ABSTRACT

I called on Wordsworth for the first time at his lodgings. He was luckily at home, and I spent the forenoon with him, walking. We talked about Hazlitt in consequence of a malignant attack on Wordsworth by him in Sunday’s Examiner. Wordsworth that very day called on Hunt, who, in a manly way, asked whether Wordsworth had seen the paper of the morning, saying, if he had, he should consider his call as a higher honour. He disclaimed the article. The attack by Hazlitt was a note in which, after honouring Milton for being a consistent patriot, he sneered at

Wordsworth as the author of ‘paltry sonnets upon the royal fortitude,’ etc. and insinuated that he had left out the Female Vagrant, a poem describing the miseries of war sustained by the poor. This led to Wordsworth’s mentioning the cause of his coolness towards Hazlitt.

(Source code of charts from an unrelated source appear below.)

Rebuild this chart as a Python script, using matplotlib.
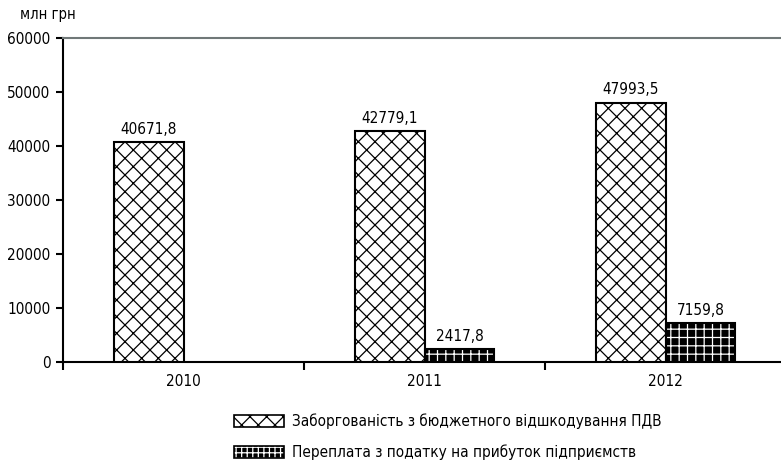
import numpy as np
import matplotlib.pyplot as plt
from matplotlib.patches import Patch

# Data
years = ['2010', '2011', '2012']
vat_debt = [40671.8, 42779.1, 47993.5]
profit_overpay = [np.nan, 2417.8, 7159.8]
vat_labels = ['40671,8', '42779,1', '47993,5']
overpay_labels = ['', '2417,8', '7159,8']
series_names = ['Заборгованість з бюджетного відшкодування ПДВ',
                'Переплата з податку на прибуток підприємств']

plt.rcParams['font.family'] = ['DejaVu Sans']
plt.rcParams['font.stretch'] = 'condensed'
plt.rcParams['hatch.linewidth'] = 0.9

fig = plt.figure(figsize=(7.81, 4.68), dpi=100)
ax = fig.add_axes([63 / 781, 106 / 468, 723 / 781, 324 / 468])

x = np.arange(len(years))
w = 0.29
fs = 11

ax.bar(x - w / 2, vat_debt, w, facecolor='white', edgecolor='black',
       hatch='xx', linewidth=1.5, zorder=3)

# squares pattern: black fill with white grid lines, then black outline
ax.bar(x + w / 2, profit_overpay, w, facecolor='black', edgecolor='white',
       hatch='++', linewidth=0, zorder=3)
ax.bar(x + w / 2, profit_overpay, w, fill=False, edgecolor='black',
       linewidth=1.5, zorder=4)

for xi, v, t in zip(x, vat_debt, vat_labels):
    ax.text(xi - w / 2, v + 1000, t, ha='center', va='bottom', fontsize=fs)
for xi, v, t in zip(x, profit_overpay, overpay_labels):
    if t:
        ax.text(xi + w / 2, v + 1000, t, ha='center', va='bottom', fontsize=fs)

ax.set_xlim(-0.5, 2.5)
ax.set_ylim(0, 60000)
ax.set_yticks(np.arange(0, 60001, 10000))
ax.tick_params(axis='y', labelsize=fs, length=5, width=1.5, pad=4)

ax.set_xticks([0, 1, 2])
ax.set_xticklabels(years, fontsize=fs)
ax.tick_params(axis='x', length=0, pad=9)
ax.set_xticks([-0.5, 0.5, 1.5], minor=True)
ax.tick_params(axis='x', which='minor', length=6, width=1.5)

for s in ['left', 'bottom']:
    ax.spines[s].set_linewidth(1.5)
ax.spines['top'].set_color('#707878')
ax.spines['top'].set_linewidth(1.5)
ax.spines['right'].set_visible(False)

fig.text(20 / 781, 1 - 15 / 468, 'млн грн', fontsize=10.5, ha='left', va='center')

# legend handles
h1 = Patch(facecolor='white', edgecolor='black', hatch='xx', linewidth=1.2)
h2a = Patch(facecolor='black', edgecolor='white', hatch='+++', linewidth=0)
h2b = Patch(fill=False, edgecolor='black', linewidth=1.2)
fig.legend([h1, (h2a, h2b)], series_names, loc='center left',
           bbox_to_anchor=(220 / 781, 1 - 437 / 468), frameon=False,
           fontsize=fs, handlelength=3.3, handleheight=0.9,
           handletextpad=0.5, labelspacing=1.0)

plt.savefig('out.png', dpi=100)
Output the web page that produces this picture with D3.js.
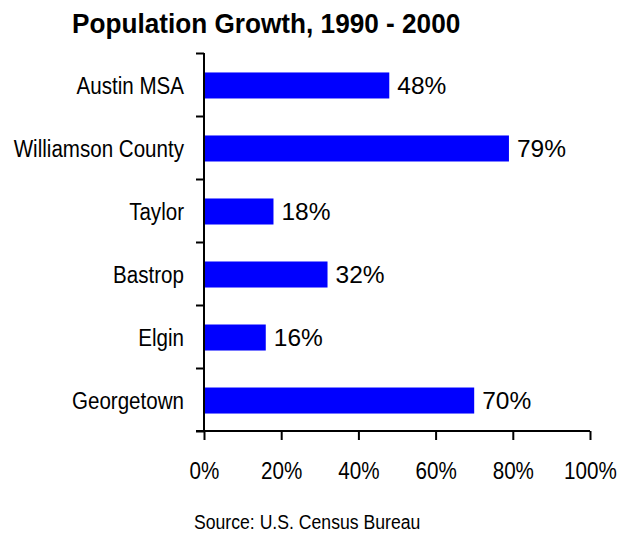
<!DOCTYPE html>
<html>
<head>
<meta charset="utf-8">
<script src="https://cdn.jsdelivr.net/npm/d3@7"></script>
<style>
  body { margin: 0; background: #fff; }
  svg { display: block; }
  text { font-family: "Liberation Sans", Arial, sans-serif; }
</style>
</head>
<body>
<svg id="chart" width="625" height="533"></svg>
<script>
const categories = ["Austin MSA", "Williamson County", "Taylor", "Bastrop", "Elgin", "Georgetown"];
const growth = [48, 79, 18, 32, 16, 70];
const xTicks = [0, 20, 40, 60, 80, 100];

const width = 625, height = 533;
const margin = {top: 53, right: 35, bottom: 102, left: 204};
const innerWidth = width - margin.left - margin.right;
const innerHeight = height - margin.top - margin.bottom;
// no narrow font installed, so squeeze the regular one
const narrow = 0.84;

const data = categories.map((c, i) => ({name: c, value: growth[i]}));

const svg = d3.select("#chart");

svg.append("text")
   .attr("transform", `translate(72, 32.5) scale(0.935, 1)`)
   .attr("font-size", 28)
   .attr("font-weight", "bold")
   .attr("fill", "#000")
   .text("Population Growth, 1990 - 2000");

const g = svg.append("g")
             .attr("transform", `translate(${margin.left}, ${margin.top})`);

const xScale = d3.scaleLinear()
                 .domain([0, 100])
                 .range([0, innerWidth]);

const yScale = d3.scaleBand()
                 .domain(categories)
                 .range([0, innerHeight])
                 .paddingInner(0.587)
                 .paddingOuter(0.293);

// Bars
g.selectAll("rect.bar")
 .data(data)
 .enter()
 .append("rect")
    .attr("class", "bar")
    .attr("x", 0)
    .attr("y", d => yScale(d.name) + 1)
    .attr("width", d => xScale(d.value))
    .attr("height", yScale.bandwidth())
    .attr("fill", "#0000ff");

// Value labels
g.selectAll("text.val")
 .data(data)
 .enter()
 .append("text")
    .attr("class", "val")
    .attr("x", d => xScale(d.value) + 8)
    .attr("y", d => yScale(d.name) + yScale.bandwidth() / 2 + 1)
    .attr("dy", "0.36em")
    .attr("font-size", 24.5)
    .attr("fill", "#000")
    .text(d => d.value + "%");

// Y axis: ticks between categories
const yAxisScale = d3.scaleLinear().domain([0, categories.length]).range([0, innerHeight]);
const yAxis = d3.axisLeft(yAxisScale)
                .tickValues(d3.range(0, categories.length + 1))
                .tickSize(8)
                .tickFormat("");

const yg = g.append("g")
            .attr("id", "y-axis")
            .call(yAxis);
yg.select(".domain").remove();
yg.append("line")
  .attr("x1", 0).attr("x2", 0)
  .attr("y1", 0).attr("y2", innerHeight)
  .attr("stroke", "#000").attr("stroke-width", 2);
yg.selectAll(".tick line").attr("stroke", "#000").attr("stroke-width", 2);

// Category labels
g.selectAll("text.cat")
 .data(data)
 .enter()
 .append("text")
    .attr("class", "cat")
    .attr("transform", d => `translate(-20, ${yScale(d.name) + yScale.bandwidth() / 2 + 1}) scale(${narrow}, 1)`)
    .attr("dy", "0.36em")
    .attr("text-anchor", "end")
    .attr("font-size", 24.5)
    .attr("fill", "#000")
    .text(d => d.name);

// X axis
const xAxis = d3.axisBottom(xScale)
                .tickValues(xTicks)
                .tickSize(9)
                .tickPadding(22)
                .tickFormat(d => d + "%");

const xg = g.append("g")
            .attr("id", "x-axis")
            .attr("transform", `translate(0, ${innerHeight})`)
            .call(xAxis);
xg.select(".domain").remove();
xg.append("line")
  .attr("x1", -8).attr("x2", innerWidth)
  .attr("y1", 0).attr("y2", 0)
  .attr("stroke", "#000").attr("stroke-width", 2);
xg.selectAll(".tick line").attr("stroke", "#000").attr("stroke-width", 2);
xg.selectAll(".tick text")
  .attr("transform", "scale(0.86, 1)")
  .attr("font-family", "'Liberation Sans', Arial, sans-serif")
  .attr("font-size", 24)
  .attr("fill", "#000");

svg.append("text")
   .attr("transform", `translate(194, 529) scale(${narrow}, 1)`)
   .attr("font-size", 21)
   .attr("fill", "#000")
   .text("Source: U.S. Census Bureau");
</script>
</body>
</html>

It appears that Hazlitt, when at Keswick, narrowly escaped being ducked by the populace, and probably sent to prison for some gross attacks on women. 〈He even whipped one woman, more puerorum2 for not yielding to his wishes.〉 The populace were incensed against him and pursued him, but he escaped to Wordsworth, who took him into his house at midnight, gave him clothes and money (from three to five pounds). Since that time Wordsworth, though he never refused to meet Hazlitt when by accident they came together, did not choose that with his knowledge he should be invited.